Alors que les travaux sur les affects (Rosenwein, 2002) et les sexualités (Arnfred 2004) se sont multipliés ces dernières années, en Afrique comme dans d'autres contextes, le thème du sentiment amoureux reste peu exploré. En 2009, avec l'ouvrage Love in Africa, Jennifer Cole et Lynn M. Thomas ouvraient un nouveau chantier que nous entendons poursuivre. Cet atelier souhaite ainsi questionner les diverses manières dont les sociétés africaines, les Africain.e.s en migration ou les Européen.ne.s en contexte africain définissent et expriment le sentiment amoureux.
Cet atelier entend ainsi ouvrir un dialogue disciplinaire (histoire, littérature, anthropologie, sociologie) autour des expressions de l'amour et du désir dans les sociétés africaines. Les communications attendues porteront une attention soutenue à la contextualisation sociale, politique et économique des manières de dire l'amour, aux choix des mots et aux transformations historiques des modalités d'énonciation.

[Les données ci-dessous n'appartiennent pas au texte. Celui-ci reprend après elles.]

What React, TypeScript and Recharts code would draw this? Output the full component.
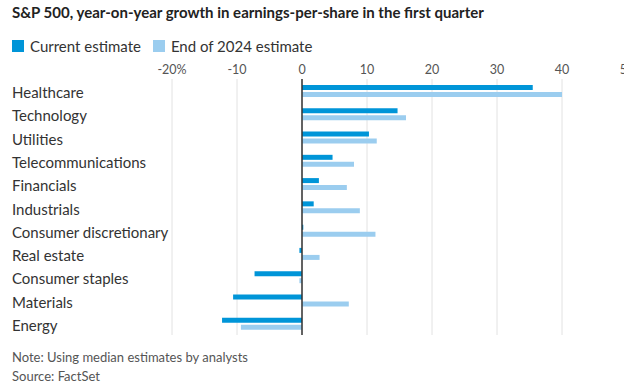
import { Bar, BarChart, CartesianGrid, ReferenceLine, XAxis, YAxis } from "recharts";

const sectors = [
  "Healthcare",
  "Technology",
  "Utilities",
  "Telecommunications",
  "Financials",
  "Industrials",
  "Consumer discretionary",
  "Real estate",
  "Consumer staples",
  "Materials",
  "Energy",
];
const currentEstimate = [35.5, 14.7, 10.3, 4.7, 2.6, 1.8, 0.2, -0.4, -7.3, -10.6, -12.3];
const end2024Estimate = [40.0, 16.0, 11.5, 8.0, 6.9, 8.9, 11.3, 2.7, -0.4, 7.2, -9.4];
const xTicks = [-20, -10, 0, 10, 20, 30, 40, 50];

const DARK = "#0095d8";
const LIGHT = "#9bcdef";
const FONT = "Lato, 'Noto Sans', sans-serif";

const data = sectors.map((name, i) => ({
  name,
  current: currentEstimate[i],
  end2024: end2024Estimate[i],
}));

function CategoryTick({ y, payload }: any) {
  return (
    <text x={12} y={y} dy={7.5} textAnchor="start" fill="#333" fontSize={15} fontFamily={FONT}>
      {payload.value}
    </text>
  );
}

function ValueTick({ x, payload }: any) {
  const label = payload.value === -20 ? "-20%" : String(payload.value);
  return (
    <text x={x} y={74} textAnchor="middle" fill="#555" fontSize={12.5} fontFamily={FONT}>
      {label}
    </text>
  );
}

export default function App() {
  return (
    <div
      style={{
        position: "absolute",
        left: 0,
        top: 0,
        width: 624,
        height: 387,
        overflow: "hidden",
        background: "#fff",
        fontFamily: FONT,
      }}
    >
      <div style={{ position: "absolute", left: 12, top: 3, fontSize: 15, fontWeight: 700, color: "#222" }}>
        S&amp;P 500, year-on-year growth in earnings-per-share in the first quarter
      </div>
      <div style={{ position: "absolute", left: 12, top: 37, display: "flex", alignItems: "center", fontSize: 15, color: "#333" }}>
        <span style={{ width: 12, height: 12, background: DARK, marginRight: 6 }} />
        <span style={{ marginRight: 12 }}>Current estimate</span>
        <span style={{ width: 12, height: 12, background: LIGHT, marginRight: 6 }} />
        <span>End of 2024 estimate</span>
      </div>
      <BarChart
        width={640}
        height={387}
        data={data}
        layout="vertical"
        barSize={5}
        barGap={2}
        margin={{ top: 49, right: 13, bottom: 52, left: 0 }}
        style={{ position: "absolute", left: 0, top: 0 }}
      >
        <CartesianGrid horizontal={false} stroke="#e2e2e2" />
        <XAxis
          type="number"
          orientation="top"
          domain={[-20, 50]}
          ticks={xTicks}
          axisLine={false}
          tickLine={false}
          tick={<ValueTick />}
          height={30}
        />
        <YAxis
          type="category"
          dataKey="name"
          width={172}
          axisLine={false}
          tickLine={false}
          tick={<CategoryTick />}
          interval={0}
        />
        <Bar dataKey="current" fill={DARK} isAnimationActive={false} />
        <Bar dataKey="end2024" fill={LIGHT} isAnimationActive={false} />
        <ReferenceLine x={0} stroke="#333" strokeWidth={1.5} />
      </BarChart>
      <div style={{ position: "absolute", left: 12, top: 348, fontSize: 13, color: "#555", lineHeight: "19px" }}>
        <div>Note: Using median estimates by analysts</div>
        <div>Source: FactSet</div>
      </div>
    </div>
  );
}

Elles devront s'appuyer sur des corpus de textes bien définis afin d'explorer, sans exclusive, les axes de recherche suivants :
Les sources de l'amour : Des petites annonces aux séries télévisées et à la musique, le thème et les mots de l'amour abondent dans les médias et la littérature. Omniprésent dans l'espace public, comment s'énonce l'amour dans la sphère de l'intime ? Comment saisir la manière dont s'éprouve, se formule, se vit le sentiment amoureux au quotidien ? Lettres et mots doux sont des documents précieux, mais difficilement accessibles et qui posent des problèmes éthiques à qui parvient à les recueillir. Archives radiophoniques et enquêtes ethnographiques permettent quant à elles d'appréhender l'énonciation orale de ce sentiment. Sur quel support, dans quelle langue, avec quel vocabulaire formule-t-on l'amour ? L'analyse textuelle des discours amoureux permettra d'appréhender les imaginaires qui nourrissent ce sentiment, ce qui relève du dicible et de l'indicible. Comment sont manipulés les clichés et stéréotypes, quel est l'impact de la langue et des intertextes dans la construction de l'imaginaire amoureux ? Sans nous limiter aux sources personnelles, cet atelier envisage aussi de traquer le sentiment amoureux dans des sources officielles et administratives. Ne se nicherait-il pas là où on l'attend le moins ?
L'amour, expression et instrument du social et du politique : les mots de l'amour sont travaillés par des rapports de classe, de genre, d'âge et se transforment au gré des générations. Il s'agira d'interroger ce que ces mots disent des maux amoureux, des aspirations et horizons d'attente. Sont-ils le reflet des transformations des rapports de genre et de sexualités ainsi que des formes d'individualisation ? Dans quelle mesure la relation amoureuse participe-t-elle de la socialisation et de l'incorporation de règles affectives ? À titre d'exemple, les travaux sur les écoles coloniales ont montré l'importance de l'éducation sentimentale dans le projet colonial (Barthélémy 2009). Y a-t-il des moments de l'histoire propices à l'énonciation amoureuse et d'autres à sa réduction au silence ? Épidémies, guerres, révolutions, indépendances affectent-elles les conceptions de l'amour ? À l'échelle individuelle, l'éloignement (migration, exil), les ruptures biographiques (deuil, mariage, enfantement) constituent également des facteurs de redéfinition de l'expression des sentiments.